Saturday, December 3, 2011

-
Wild deer do not fear death or worry about their next
move as we do. They simply know survival and flight.
[day by day the farm girl way]
-

Today I am completely happy. I pound up the stairs of the community center and hear the notes of a local bluegrass band, I smell hemp soap and see the crowd at the Amnesty International booth, and I am flooded with delight at being here, at having a role in this town. 

I am ninety and already looking back on my life and loving this moment, bright in my memory, brushing against the nubby scarves and weathered skin of the women selling pottery, fingering necklaces with slivers of moon and shards of tile, seeing my sister tall against her surroundings laughing and slipping salt taffy in her mouth. 

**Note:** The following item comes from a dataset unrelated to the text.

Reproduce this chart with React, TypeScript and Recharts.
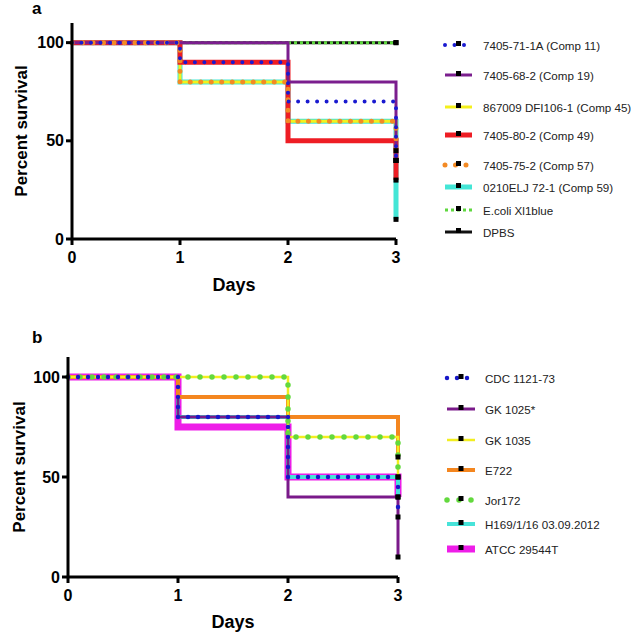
import React from 'react';
import { LineChart, Line, XAxis, YAxis } from 'recharts';

// ---------- data ----------
const days = [0, 1, 2, 3];
const xTicks = [0, 1, 2, 3];
const yTicks = [0, 50, 100];

// Panel a
const namesA = [
  '7405-71-1A (Comp 11)',
  '7405-68-2 (Comp 19)',
  '867009 DFI106-1 (Comp 45)',
  '7405-80-2 (Comp 49)',
  '7405-75-2 (Comp 57)',
  '0210ELJ 72-1 (Comp 59)',
  'E.coli Xl1blue',
  'DPBS',
];
const comp11 = [100, 90, 70, 40];
const comp19 = [100, 100, 80, 40];
const comp45 = [100, 80, 60, 40];
const comp49 = [100, 90, 50, 30];
const comp57 = [100, 80, 60, 45];
const comp59 = [100, 80, 60, 10];
const ecoli = [100, 100, 100, 100];
const dpbs = [100, 100, 100, 100];
const valuesA = [comp11, comp19, comp45, comp49, comp57, comp59, ecoli, dpbs];

// Panel b
const namesB = [
  'CDC 1121-73',
  'GK 1025*',
  'GK 1035',
  'E722',
  'Jor172',
  'H169/1/16 03.09.2012',
  'ATCC 29544T',
];
const cdc = [100, 80, 50, 30];
const gk1025 = [100, 80, 40, 10];
const gk1035 = [100, 100, 70, 50];
const e722 = [100, 90, 80, 60];
const jor172 = [100, 100, 70, 50];
const h169 = [100, 80, 50, 40];
const atcc = [100, 75, 50, 40];
const valuesB = [cdc, gk1025, gk1035, e722, jor172, h169, atcc];

// ---------- styles ----------
type St = { color: string; width: number; dash?: string; cap?: 'round' | 'butt' };
const stylesA: St[] = [
  { color: '#1a1ad0', width: 4, dash: '0 9.5', cap: 'round' },
  { color: '#7b1e8e', width: 3 },
  { color: '#f4f01c', width: 3 },
  { color: '#ee1d24', width: 5 },
  { color: '#f38a24', width: 5, dash: '0 10.5', cap: 'round' },
  { color: '#44e6d6', width: 5 },
  { color: '#5fd83f', width: 3, dash: '3 3' },
  { color: '#111111', width: 3 },
];
const orderA = [7, 6, 5, 2, 3, 1, 4, 0];
const legendYA = [45, 75, 107, 135, 165, 187, 210, 232];

const stylesB: St[] = [
  { color: '#1818c8', width: 4.5, dash: '0 10', cap: 'round' },
  { color: '#7a1a8a', width: 3 },
  { color: '#f2ee20', width: 2.5 },
  { color: '#f4861f', width: 4 },
  { color: '#63d93e', width: 5.5, dash: '0 12', cap: 'round' },
  { color: '#47e3d9', width: 4 },
  { color: '#ee1de8', width: 7 },
];
const orderB = [6, 5, 1, 3, 2, 4, 0];
const legendYB = [378, 409, 440, 470, 500, 524, 549];

const FONT = '"Liberation Sans", Arial, Helvetica, sans-serif';

const buildRows = (vals: number[][]) =>
  days.map((d, i) => {
    const row: Record<string, number> = { day: d };
    vals.forEach((v, k) => {
      row['s' + k] = v[i];
    });
    return row;
  });

const rowsA = buildRows(valuesA);
const rowsB = buildRows(valuesB);

const endMark = (props: any) => {
  const { cx, cy, index } = props;
  if (index !== days.length - 1 || cx == null || cy == null) return <g key={'m' + index} />;
  return <rect key={'m' + index} x={cx - 2.5} y={cy - 2.5} width={5} height={5} fill="#000" />;
};

const tickStyle = { fill: '#000', fontSize: 16, fontWeight: 'bold', fontFamily: FONT };
const axisStroke = { stroke: '#000', strokeWidth: 3 };

function Panel(props: {
  rows: Record<string, number>[];
  styles: St[];
  order: number[];
  margin: { top: number; right: number; bottom: number; left: number };
  top: number;
}) {
  const { rows, styles, order, margin, top } = props;
  return (
    <div style={{ position: 'absolute', left: 0, top, width: 420, height: 300 }}>
      <LineChart width={420} height={300} data={rows} margin={margin}>
        <XAxis
          dataKey="day"
          type="number"
          domain={[0, 3]}
          ticks={xTicks}
          axisLine={axisStroke}
          tickLine={axisStroke}
          tickSize={6}
          tickMargin={7}
          tick={tickStyle}
          height={30}
        />
        <YAxis
          type="number"
          domain={[0, 110]}
          ticks={yTicks}
          axisLine={axisStroke}
          tickLine={axisStroke}
          tickSize={6}
          tickMargin={2}
          tick={tickStyle}
          width={40}
        />
        {order.map((k) => (
          <Line
            key={k}
            dataKey={'s' + k}
            type="stepAfter"
            stroke={styles[k].color}
            strokeWidth={styles[k].width}
            strokeDasharray={styles[k].dash}
            strokeLinecap={styles[k].cap || 'butt'}
            dot={endMark}
            activeDot={false}
            isAnimationActive={false}
          />
        ))}
      </LineChart>
    </div>
  );
}

function LegendRows(props: { names: string[]; styles: St[]; ys: number[]; x0: number; x1: number; tx: number }) {
  const { names, styles, ys, x0, x1, tx } = props;
  return (
    <g>
      {names.map((n, i) => {
        const s = styles[i];
        const y = ys[i];
        const mid = (x0 + x1) / 2;
        return (
          <g key={n}>
            <line
              x1={x0}
              x2={x1}
              y1={y}
              y2={y}
              stroke={s.color}
              strokeWidth={s.width}
              strokeDasharray={s.dash}
              strokeLinecap={s.cap || 'butt'}
            />
            <rect x={mid - 2.5} y={y - 4} width={5} height={5} fill="#000" />
            <text x={tx} y={y + 4.5} fontSize={11.6} fontFamily={FONT} fill="#222">
              {n}
            </text>
          </g>
        );
      })}
    </g>
  );
}

export default function App() {
  return (
    <div style={{ position: 'absolute', left: 0, top: 0, width: 635, height: 639, background: '#fff' }}>
      <Panel rows={rowsA} styles={stylesA} order={orderA} margin={{ top: 23, right: 24, bottom: 31, left: 32 }} top={0} />
      <Panel rows={rowsB} styles={stylesB} order={orderB} margin={{ top: 27, right: 22, bottom: 23, left: 28 }} top={330} />
      <svg width={635} height={639} style={{ position: 'absolute', left: 0, top: 0, pointerEvents: 'none' }}>
        <text x={32} y={14} fontSize={17} fontWeight="bold" fontFamily={FONT} fill="#000">a</text>
        <text x={32} y={343} fontSize={17} fontWeight="bold" fontFamily={FONT} fill="#000">b</text>
        <text x={234} y={291} fontSize={18} fontWeight="bold" fontFamily={FONT} textAnchor="middle" fill="#000">Days</text>
        <text x={233} y={628} fontSize={18} fontWeight="bold" fontFamily={FONT} textAnchor="middle" fill="#000">Days</text>
        <text transform="translate(27,131) rotate(-90)" fontSize={17} fontWeight="bold" fontFamily={FONT} textAnchor="middle" fill="#000">Percent survival</text>
        <text transform="translate(25,467) rotate(-90)" fontSize={17} fontWeight="bold" fontFamily={FONT} textAnchor="middle" fill="#000">Percent survival</text>
        <LegendRows names={namesA} styles={stylesA} ys={legendYA} x0={445} x1={472} tx={483} />
        <LegendRows names={namesB} styles={stylesB} ys={legendYB} x0={447} x1={475} tx={485} />
      </svg>
    </div>
  );
}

I am loving the crunch of glittery snow outside, the single pure note of a Christmas carol starting up, finding friend and family gifts, seeing people I know laced in the crowd of familiar-anyway faces. I see thirty-year-old mountain men in snow boots and Carharts, with scruffy cheeks and lopsided smiles, lugging children in hand-knitted hats with names like Rowan and River. I see women, brown-skinned, white smiles, their skin soft and worn and folded against their bodies like an extra layer, beautiful and long-fingered. 

It might have been a survival and flight month, or maybe two months, or three. I can't remember today, because I smell cinnamon and a small boy just tried to hug me and I found a necklace that's perfect, just perfect, and has morphed from a present for someone else to being clasped around my neck. It's hard to remember today about loneliness or anger or fear, or why I ever spent much time with things like that anyway. I can feel in my bones the fleeting nature of flight, of survival, and know deep down that this is a month of thriving, of diving in. 

I can smell it in the lavender pillows, hear it in the tinkle of old women's laughter, feel it in the ridge of the ceramic mug under my fingers.